If I were Marcus Evans, I’d be moving swiftly now to invite Hughton to Portman Road.


I LIKE Ken Clarke. An honest, decent Tory if ever there was one.

In principle, I like his ideas for shaking up the penal justice system too.

Just a couple of excerpts from the introduction to his Green Paper ‘Breaking The Cycle’ should show why.

“We will work with the Department of Health to divert more of the less serious offenders with mental illness and drug dependency into treatment rather than prison, as long as the safety of the public is not compromised.”

Sounds like a winning policy all round.

“We will simplify and reduce a great mass of legislation.”

After the Blair years of law-making gone mad, that can only be a relief.

The trouble comes when you get down to the detail.

Not that there’s anything very wrong with it. Just that there’s not much of it. And what there is smacks strongly of wishful thinking.

Here’s another quote, from the section on rehabilitating offenders: “There should be fewer crimes, and therefore fewer victims.”

Great idea, Ken. But how are you going to go about it?

Oh, and giving victims more chance to have their say in court sounds like a popular move. But not necessarily one calculated to improve the quality of justice. Or decrease the number of crimes.

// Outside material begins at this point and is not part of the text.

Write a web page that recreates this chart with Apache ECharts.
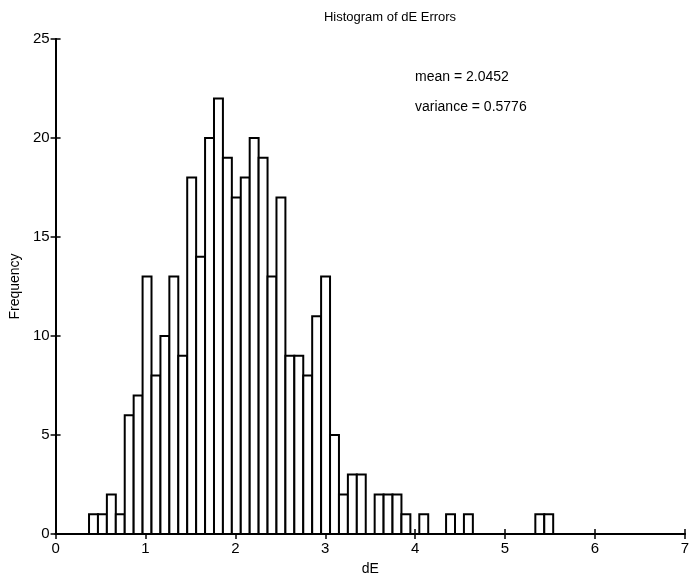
<!DOCTYPE html>
<html>
<head>
<meta charset="utf-8">
<title>Histogram of dE Errors</title>
<script src="https://cdn.jsdelivr.net/npm/echarts@6/dist/echarts.min.js"></script>
<style>
  html, body { margin: 0; padding: 0; background: #fff; }
  #chart { width: 692px; height: 581px; }
</style>
</head>
<body>
<div id="chart"></div>
<script>
// Histogram bins: lower edge of the first bin and the common bin width
const binStart = 0.372;
const binWidth = 0.0993;

// Frequency of dE values in each bin, left to right
const counts = [
  1, 1, 2, 1, 6, 7, 13, 8, 10, 13,
  9, 18, 14, 20, 22, 19, 17, 18, 20, 19,
  13, 17, 9, 9, 8, 11, 13, 5, 2, 3,
  3, 0, 2, 2, 2, 1, 0, 1, 0, 0,
  1, 0, 1, 0, 0, 0, 0, 0, 0, 0,
  1, 1
];

const xTicks = [0, 1, 2, 3, 4, 5, 6, 7];
const yTicks = [0, 5, 10, 15, 20, 25];

const statsLines = ['mean = 2.0452', 'variance = 0.5776'];

// [lower edge, upper edge, count] for each non-empty bin
const binData = [];
counts.forEach(function (c, i) {
  if (c > 0) {
    const lo = binStart + i * binWidth;
    binData.push([lo, lo + binWidth, c]);
  }
});

const font = '"Liberation Sans", Arial, Helvetica, sans-serif';
const axisLine = { show: true, lineStyle: { color: '#000', width: 2 } };
const tickStyle = { show: true, inside: true, length: 5, lineStyle: { color: '#000', width: 1.5 } };
const labelStyle = { color: '#000', fontSize: 15, fontFamily: font };

const chart = echarts.init(document.getElementById('chart'), null, { renderer: 'canvas' });

chart.setOption({
  backgroundColor: '#fff',
  animation: false,
  title: {
    text: 'Histogram of dE Errors',
    left: 385,
    top: 6,
    textAlign: 'center',
    textStyle: { color: '#000', fontSize: 13, fontWeight: 'normal', fontFamily: font }
  },
  grid: { left: 50, right: 2, top: 39, bottom: 41, containLabel: false },
  xAxis: [
    {
      type: 'value', min: xTicks[0], max: xTicks[xTicks.length - 1], interval: 1,
      position: 'bottom',
      name: 'dE', nameLocation: 'middle', nameGap: 28,
      nameTextStyle: { color: '#000', fontSize: 14, fontFamily: font },
      axisLine: axisLine, axisTick: tickStyle,
      axisLabel: Object.assign({ margin: 7 }, labelStyle),
      splitLine: { show: false }
    },
    {
      type: 'value', min: xTicks[0], max: xTicks[xTicks.length - 1], interval: 1,
      position: 'top',
      axisLine: axisLine, axisTick: tickStyle,
      axisLabel: { show: false }, splitLine: { show: false }
    }
  ],
  yAxis: [
    {
      type: 'value', min: yTicks[0], max: yTicks[yTicks.length - 1], interval: 5,
      position: 'left',
      name: 'Frequency', nameLocation: 'middle', nameGap: 32, nameRotate: 90,
      nameTextStyle: { color: '#000', fontSize: 14, fontFamily: font },
      axisLine: axisLine, axisTick: tickStyle,
      axisLabel: Object.assign({ margin: 6 }, labelStyle),
      splitLine: { show: false }
    },
    {
      type: 'value', min: yTicks[0], max: yTicks[yTicks.length - 1], interval: 5,
      position: 'right',
      axisLine: axisLine, axisTick: tickStyle,
      axisLabel: { show: false }, splitLine: { show: false }
    }
  ],
  graphic: [
    {
      type: 'text', left: 415, top: 70,
      style: { text: statsLines[0], fill: '#000', font: '14px ' + font }
    },
    {
      type: 'text', left: 415, top: 100,
      style: { text: statsLines[1], fill: '#000', font: '14px ' + font }
    }
  ],
  series: [
    {
      type: 'custom',
      xAxisIndex: 0,
      yAxisIndex: 0,
      data: binData,
      encode: { x: [0, 1], y: 2 },
      renderItem: function (params, api) {
        const lo = api.value(0), hi = api.value(1), c = api.value(2);
        const pTop = api.coord([lo, c]);
        const pBase = api.coord([hi, 0]);
        return {
          type: 'rect',
          shape: {
            x: pTop[0], y: pTop[1],
            width: pBase[0] - pTop[0], height: pBase[1] - pTop[1]
          },
          style: { fill: '#fff', stroke: '#000', lineWidth: 2 }
        };
      }
    }
  ]
});
</script>
</body>
</html>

As I say, I like Ken. People do.

But why do I get the sneaky feeling he likes to be liked just a little more than he likes to put in the work to make things work?

His world seems nice and cosy.

In the real one, crime is strongly linked to social injustice. It would be astonishing if it didn’t increase under the present government. Whatever Ken would like to think.


ARE you over it yet? The disappointment of not winning – sorry, staging – the 2018 World Cup.

The idea of winning a 22-man vote settled behind the closed doors of expensive rooms was always a pretty poor substitute for actually winning the trophy on a football field. Where injustices sometimes happen, but at least everyone can see what goes on.

Wheeling out a few old footballers and a prince to grin grins and press flesh for the last three days of PR – long after all the votes had been settled – was always going to be a waste of time. But essentially harmless.

Why David Cameron had to get involved is harder to explain. Probably he expected some glory to rub off.

So another miscalculation there then, David.

But you might think he’d have more important things to be getting on with.

Mind you, keeping him away from them might not be such a bad idea. Pity his Zurich jolly was only for three days.